Mechanical properties such as ultimate tensile strength, yield strength, and tensile elongation of parts manufactured with Laser Powder Bed Fusion (L-PBF) can differ significantly after the building process limiting the advantage of production flexibility of that technology. At this background, the present work investigated the influence of post process heat treatments (HT) on microstructure, hardness, and tensile properties of AlSi10Mg specimens in different As-built (AB) conditions. For this purpose, two superordinate aspects were covered within this study. Firstly, various HTs were performed on specimens built-up with the same L-PBF machine applying the same parameter set-up. Results of tensile tests and hardness measurements were discussed considering the microstructural changes examined with scanning electron microscopy (SEM), energy dispersive X-ray spectroscopy as well as X-ray diffraction, and gathered in a material data map. Based on the observed microstructural changes and a calculated quality index which comprises strength and ductility properties, three HTs were selected for the second part of this work. Therein, the effect of these HTs on specimens fabricated with overall three L-PBF machines working with different raw materials, process parameters, and build-up strategies was studied. Specimens characterization included porosity measurements, the evaluation of material defects, microstructure analysis via SEM, hardness measurements, and tensile tests. It was found that strength properties in the AB condition revealed appreciable deviations: Values of yield strength and ultimate tensile strength were from 228 to 292 Mpa and from 346 to 484 Mpa, respectively.
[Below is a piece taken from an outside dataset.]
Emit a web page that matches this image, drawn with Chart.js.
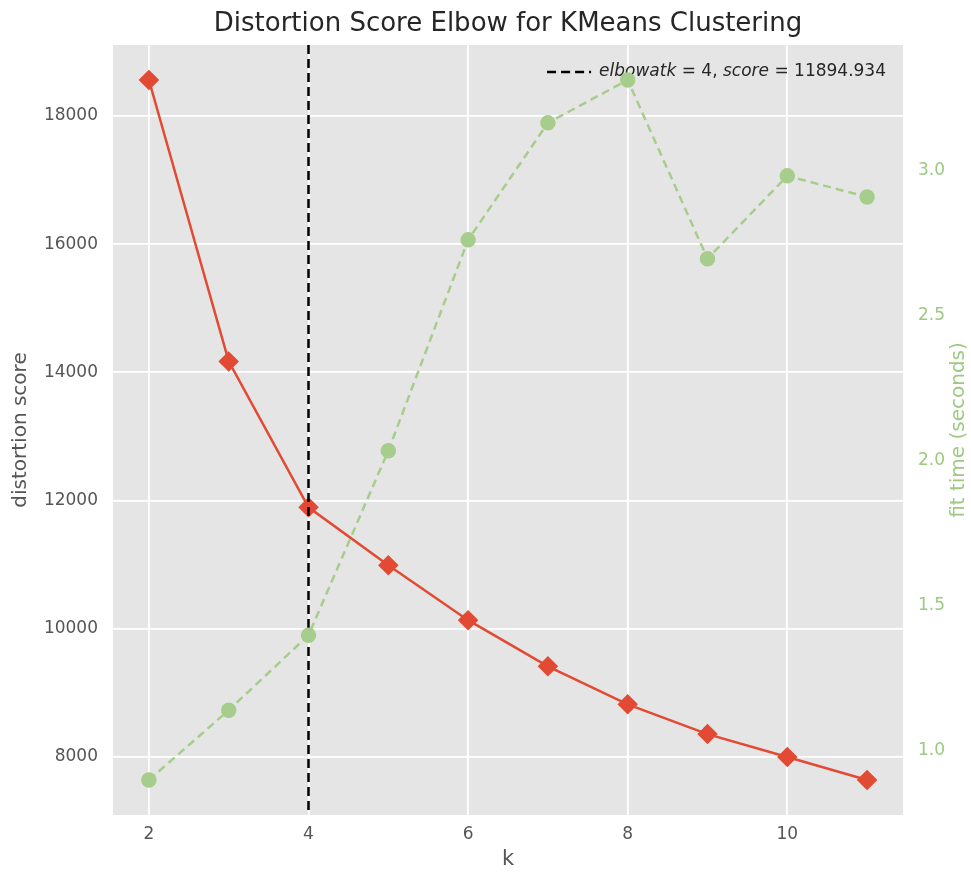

Whereas heat treated specimens at 300 °C for 0.5 as well as 2 h only exhibited slight differences in strength, a complete homogenization of strength properties was obtained after conducting a T6 HT. Nevertheless, ductility was not homogenized after heat treating caused by the presence of material defects such as keyhole pores and lack of fusion defects. It was shown that even slight differences in porosity determined in cross-sections can significantly affect ductility properties.